Cob: Quiet List
kathryn marsh
kmarsh at iol.ie
Thu Sep 27 14:29:35 CDT 2001
>
>If anyone has read this far :-)...can you tell me if I use boiled
>linseed oil on
>the poplar (they will be stripped of bark and allowed to dry over the winter),
>do you think that would help to preserve them a bit?
>
Some fifty years or so my grandparents lived in an A frame wattle and
daub cottage in the English fens - the house is alas now gone in the
fifties zeal to demolish the unhygienic but the relevant points of
the construction are as follows.
The house was believed to have been built (from evidence in manor
rolls etc) some time in the late 12th/early 13th centuries. The
surrounding land was peat which was only finally fully drained in the
early 20th century although water rose half way up the walls in the
floods of 1947 and 1953 to my knowledge. Demolition revealed that
the oak A frame timbers at each end had each been floated on a
cowhide filled with melted tallow. About two feet of pea gravel had
been laid over the peat before the timber frame had been put in. At
some time an oak central post (18 inch diameter tree) into which the
spiral staircase leading to the attic floor was pegged (probably 15th
century judging by the construction techniques in the attic floor)
had been added. This had simply been sunk through the gravel and had
rotted right through when I was a child so that the staircase was
actually suspended from the floor timbers above - a very unnerving
experience for a small child going to bed as it swung freely from
side to side and had no hand rail!
The rest of the construction was a double willow wattle construction
with clay infill and daubed and whitewashed coating inside and out.
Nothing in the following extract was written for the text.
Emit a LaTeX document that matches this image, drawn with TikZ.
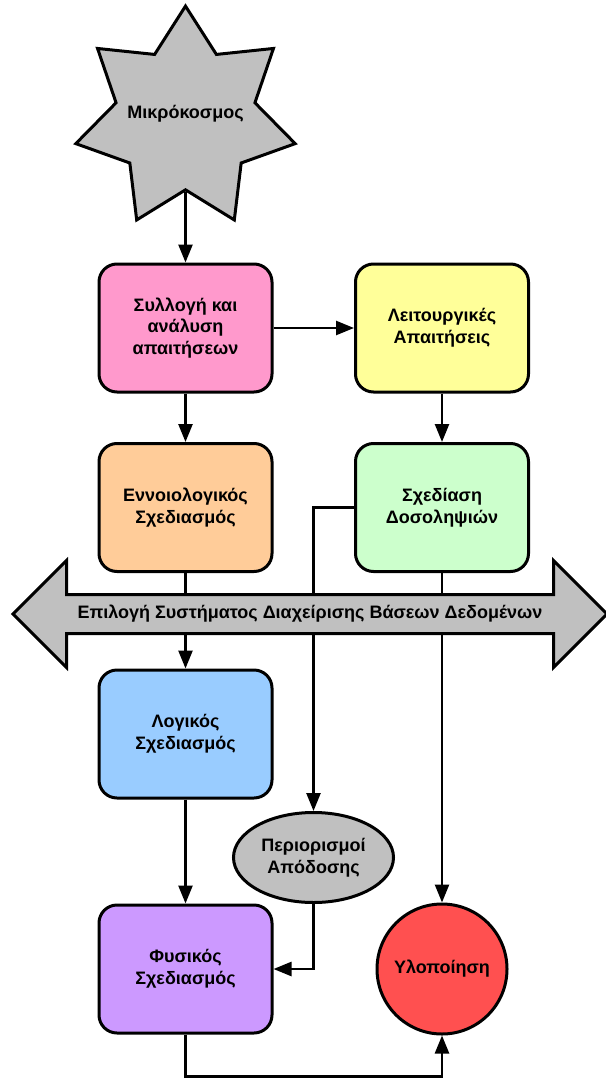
\documentclass[tikz,border=0pt]{standalone}
\usepackage{fontspec}
\setmainfont{Liberation Sans}
\usepackage{xcolor}
\usepackage{tikz}
\usetikzlibrary{shapes.geometric, shapes.arrows, arrows.meta, positioning}

\definecolor{reqpink}{HTML}{FF99CC}
\definecolor{funcyellow}{HTML}{FFFF99}
\definecolor{concorange}{HTML}{FFCC99}
\definecolor{transgreen}{HTML}{CCFFCC}
\definecolor{logicblue}{HTML}{99CCFF}
\definecolor{physpurple}{HTML}{CC99FF}
\definecolor{implred}{HTML}{FF5050}
\definecolor{shadegrey}{HTML}{C0C0C0}

\begin{document}
\begin{tikzpicture}[x=1pt, y=1pt, on grid, node distance=179.5pt and 256.5pt,
        >={Triangle[length=18pt, width=14pt]}, line width=2.5pt,
        every node/.style={font=\bfseries\fontsize{18}{21.7}\selectfont, align=center},
        stage/.style={draw, line width=3pt, rounded corners=18pt,
            minimum width=173pt, minimum height=128pt},
        cosmos/.style={star, star points=7, star point ratio=1.58, minimum size=225pt,
            inner sep=0pt, draw, line width=3pt, fill=shadegrey},
        limits/.style={ellipse, minimum width=160pt, minimum height=90pt,
            inner sep=0pt, draw, line width=3pt, fill=shadegrey},
        goal/.style={circle, minimum size=130pt, inner sep=0pt, draw,
            line width=3pt, fill=implred},
        dbms/.style={double arrow, double arrow head extend=34pt, minimum height=594pt,
            text height=13.5pt, text depth=4.5pt, inner ysep=9pt,
            draw, line width=3pt, fill=shadegrey}]
        \useasboundingbox (0,0) rectangle (605,-1078);

        \node[cosmos] (micro) at (185.5,-118.6) {\smash{\makebox[0pt]{Μικρόκοσμος}}};
        \node[stage, fill=reqpink] (req) at (185.5,-328) {Συλλογή και\\ανάλυση\\απαιτήσεων};
        \node[stage, fill=funcyellow] (func) [right=of req] {Λειτουργικές\\Απαιτήσεις};
        \node[stage, fill=concorange] (concept) [below=of req] {Εννοιολογικός\\Σχεδιασμός};
        \node[stage, fill=transgreen] (trans) [below=of func] {Σχεδίαση\\Δοσοληψιών};
        \node[stage, fill=logicblue] (logic) [below=226.5pt of concept] {Λογικός\\Σχεδιασμός};
        \node[limits] (perf) at (313.5,-857.5) {Περιορισμοί\\Απόδοσης};
        \node[stage, fill=physpurple] (phys) [below=235pt of logic] {Φυσικός\\Σχεδιασμός};
        \node[goal] (impl) [right=of phys] {Υλοποίηση};

        \path[->]
        (micro) edge (req)
        (req) edge (func)
              edge (concept)
        (func) edge (trans)
        (concept) edge (logic)
        (trans) edge (impl)
        (logic) edge (phys);

        \draw[->] (trans.west) -| (perf.north);
        \draw[->] (perf.south) |- (phys.east);
        \draw[->] (phys.south) -- ++(0,-42) -| (impl.south);

        % the DBMS choice lies across every path
        \node[dbms] (choice) at (310,-614) {Επιλογή Συστήματος Διαχείρισης Βάσεων Δεδομένων};

    \end{tikzpicture}
\end{document}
Almost three feet thick at the base tapering to 12 inches at the
eaves. My grandparents were very careful about the maintenance of the
whitewash for obvious reasons. On occasion the coating would be
damaged and some of the cob would crumble, sometimes revealing sound
willow wattle and sometimes falling into holes right through. When
the latter happened it was my grandmothers practise to stuff the hole
with crumpled newspaper and fill in with more clay brought from the
banks of the nearest dyke where it was regularly dredged out to keep
the drainage open. She then simply whitewashed over as soon as it was
dry.
Worked fine for seven or eight hundred years. Had better U values
than the 1940 mass concrete that forms the core of our present home
too. Especially with goose down beds and quilts.